Bobby Price

No. 27 – Dallas Renegades
- Position: Cornerback
- Roster status: Active

Personal information
- Born: April 25, 1998 (age 28) Virginia Beach, Virginia, U.S.
- Listed height: 6 ft 3 in (1.91 m)
- Listed weight: 205 lb (93 kg)

Career information
- High school: Bishop Sullivan Catholic (Virginia Beach)
- College: Norfolk State (2016–2019)
- NFL draft: 2020: undrafted

Career history
- Detroit Lions (2020–2022); Arizona Cardinals (2023); Washington Commanders (2024); Dallas Renegades (2026–present);

Career NFL statistics as of 2025
- Total tackles: 28
- Fumble recoveries: 1
- Pass deflections: 3
- Stats at Pro Football Reference

= Bobby Price =

American football player (born 1998)

Bobby Miguel Price (born April 25, 1998) is an American professional football cornerback for the Dallas Renegades of the United Football League (UFL). He played college football for the Norfolk State Spartans and signed with the Detroit Lions as an undrafted free agent in 2020. Price has also played for the Arizona Cardinals and Washington Commanders.

==College career==
Price was born in Virginia Beach, Virginia, and is of Puerto Rican descent. He played college football at Norfolk State. During his freshman season, he played in nine games, and started four games at free safety. During his sophomore season, he started in all 11 games and ranked fourth on the team, and tied for 18th in the Mid-Eastern Athletic Conference (MEAC) with 69 tackles. During his junior season, he started all 10 games he played and ranked fourth on the team with 59 tackles. He also posted 2.5 tackles-for-loss, two interceptions, deflected eight passes, recovered two fumbles, and tied for fourth in the MEAC with 10 passes defended. Following the season he earned All-MEAC third-team honors. Price also participated with the NSU track and field team in the spring, where he placed fourth in the long jump at the MEAC indoor championships in February, and won the MEAC outdoor long jump championship, with a personal-best jump of 25 feet, 10.25 inches.

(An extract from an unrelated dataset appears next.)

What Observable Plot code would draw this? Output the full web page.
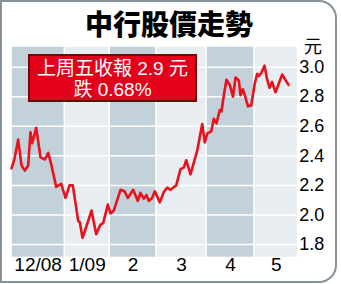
<!DOCTYPE html>
<html>
<head>
<meta charset="utf-8">
<script src="https://cdn.jsdelivr.net/npm/d3@7"></script>
<script src="https://cdn.jsdelivr.net/npm/@observablehq/plot@0.6"></script>
<style>
  html, body { margin: 0; padding: 0; background: #fff; }
  #wrap { position: relative; width: 341px; height: 284px; overflow: hidden; }
  #frame { position: absolute; left: 0; top: 0; width: 337px; height: 283px; box-sizing: border-box;
           border: 2.5px solid #86929c; border-radius: 0 18px 18px 0; pointer-events: none; }
  #title { position: absolute; left: 0; width: 338px; top: 6px; text-align: center;
           font-family: "Noto Sans CJK TC", sans-serif; font-weight: 900; font-size: 28px; line-height: 34px; color: #000; }
  #unit { position: absolute; left: 304px; top: 34px; font-family: "Noto Sans CJK TC", sans-serif; font-size: 18px; line-height: 22px; color: #000; }
  #note { position: absolute; left: 28px; top: 54px; width: 169px; height: 48px; box-sizing: border-box;
          background: #e3001b; border: 2.5px solid #6e0a0a; color: #fff; text-align: center;
          font-family: "Liberation Sans", "Noto Sans CJK TC", sans-serif; font-size: 19px; line-height: 21px; padding-top: 2px; }
  svg { display: block; }
</style>
</head>
<body>
<div id="wrap">
  <div id="chart"></div>
  <div id="frame"></div>
  <div id="title">中行股價走勢</div>
  <div id="unit">元</div>
  <div id="note">上周五收報 2.9 元<br>跌 0.68%</div>
</div>
<script>
// Month bands (x in trading-day units)
const monthLabels = ["12/08", "1/09", "2", "3", "4", "5"];
const monthStart = [0, 22.3, 41.1, 60.7, 81.6, 101.7];
const monthEnd = [22.3, 41.1, 60.7, 81.6, 101.7, 120];
const bandShade = ["dark", "light", "dark", "light", "dark", "light"];

// Y ticks
const yTicks = [1.8, 2.0, 2.2, 2.4, 2.6, 2.8, 3.0];
const yDomain = [1.714, 3.135];

// Share price series (day index, price in HK$)
const day = [0, 1.26, 2.8, 4.19, 5.57, 6.99, 7.95, 8.66, 10.34, 12.14, 13.94, 15.36, 16.74, 18.71, 20.8,
  22.6, 24.28, 25.66, 27.92, 28.59, 29.72, 31.69, 33.49, 35.45, 37.25, 38.38, 40.31,
  41.44, 42.82, 45.63, 47.3, 48.68, 50.94, 52.87, 54.0, 55.38, 56.51, 57.47, 58.9, 59.98,
  62.08, 63.75, 65.17, 66.55, 68.94, 70.74, 72.12, 73.13, 74.93, 77.73, 79.83, 80.91,
  81.92, 83.59, 84.68, 85.81, 87.19, 87.9, 88.86, 89.99, 91.37, 92.71, 93.76, 95.14, 95.86,
  96.82, 97.66, 98.99, 100.33, 101.84, 102.85, 103.52, 104.52, 105.9, 106.95, 108.0, 109.04,
  110.51, 111.89, 113.31, 114.4, 115.95];
const price = [2.315, 2.38, 2.51, 2.335, 2.30, 2.335, 2.56, 2.485, 2.59, 2.39, 2.375, 2.42, 2.335, 2.19, 2.21,
  2.115, 2.20, 2.20, 1.96, 1.95, 1.845, 1.94, 2.03, 1.87, 1.935, 1.945, 2.07,
  2.01, 2.03, 2.17, 2.16, 2.115, 2.17, 2.095, 2.15, 2.11, 2.135, 2.095, 2.115, 2.16,
  2.085, 2.155, 2.185, 2.17, 2.20, 2.31, 2.32, 2.37, 2.275, 2.435, 2.615, 2.49,
  2.55, 2.565, 2.65, 2.62, 2.71, 2.70, 2.81, 2.915, 2.88, 2.80, 2.93, 2.91, 2.81,
  2.85, 2.81, 2.735, 2.74, 2.89, 2.955, 2.94, 2.96, 3.01, 2.92, 2.86, 2.90,
  2.83, 2.89, 2.95, 2.92, 2.88];

const months = monthLabels.map((label, i) => ({label, start: monthStart[i], end: monthEnd[i], shade: bandShade[i]}));
const series = day.map((d, i) => ({day: d, price: price[i]}));

const chart = Plot.plot({
  width: 341,
  height: 284,
  marginLeft: 11,
  marginRight: 43.3,
  marginTop: 46.7,
  marginBottom: 27.3,
  style: {background: "transparent", fontFamily: "Liberation Sans, Arial, sans-serif", color: "#000"},
  x: {domain: [0, 120], axis: null},
  y: {domain: yDomain, axis: null},
  marks: [
    Plot.rect(months, {
      x1: "start", x2: "end", y1: () => yDomain[0], y2: () => yDomain[1],
      fill: d => d.shade === "dark" ? "#c3d1da" : "#e7edf1",
      insetLeft: 0.8, insetRight: 0.8
    }),
    Plot.ruleY(yTicks, {stroke: "#fff", strokeWidth: 1.5}),
    Plot.line(series, {x: "day", y: "price", stroke: "#e8121c", strokeWidth: 2.6, strokeLinejoin: "round", curve: "linear"}),
    Plot.axisY(yTicks, {anchor: "right", label: null, tickSize: 0, tickPadding: 1, tickFormat: d3.format(".1f"),
      fontSize: 18, fontFamily: "Liberation Sans, Arial, sans-serif", fill: "#000"}),
    Plot.text(months, {x: d => (d.start + d.end) / 2, text: "label", frameAnchor: "bottom", dy: 14,
      fontSize: 19, fontFamily: "Liberation Sans Narrow, Liberation Sans, sans-serif", fill: "#000"})
  ]
});
document.getElementById("chart").appendChild(chart);
</script>
</body>
</html>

During his senior season, he started all 12 games at strong safety and finished the season with 73 tackles, including 2.5 tackles-for-loss, eight pass breakups, recovered two fumbles, and returned his lone interception 84-yards for a touchdown. He ranked 16th in the MEAC in tackles, 10th in passes defended and tied for third in fumble recoveries. Following the season he earned All-MEAC second-team honors. Price finished his career with 229 tackles, eight for loss, seven interceptions, 23 pass breakups and four fumble recoveries.

==Professional career==

Pre-draft measurables
| Height | Weight |
| 6 ft 3 in (1.91 m) | 205 lb (93 kg) |
Values from HBCU Combine

===Detroit Lions===
Price signed with the Detroit Lions as an undrafted free agent on May 1, 2020. He was waived during final roster cuts on September 5, 2020, and signed to the team's practice squad the next day. He was elevated to the active roster on December 5 and December 12 for the team's weeks 13 and 14 games against the Chicago Bears and Green Bay Packers, and reverted to the practice squad after each game. On January 2, 2021, Price was promoted to the active roster. On October 22, 2022, Price was placed on injured reserve.

===Arizona Cardinals===
On June 5, 2023, Price signed with the Arizona Cardinals. He was waived on August 29, 2023, and re-signed to the practice squad. On October 26, 2023, Price was signed to the active roster. He was placed on injured reserve on November 7, 2023. He was activated on December 30, 2023. On August 27, 2024, he was waived by the Cardinals as part of final roster cuts before the start of the 2024 season.

=== Washington Commanders ===
On August 28, 2024, Price signed with the Washington Commanders' practice squad. He re-signed with the team on February 10, 2025, and was released on August 26.

=== Dallas Renegades ===
On January 13, 2026, Price was selected by the Dallas Renegades in the 2026 UFL Draft.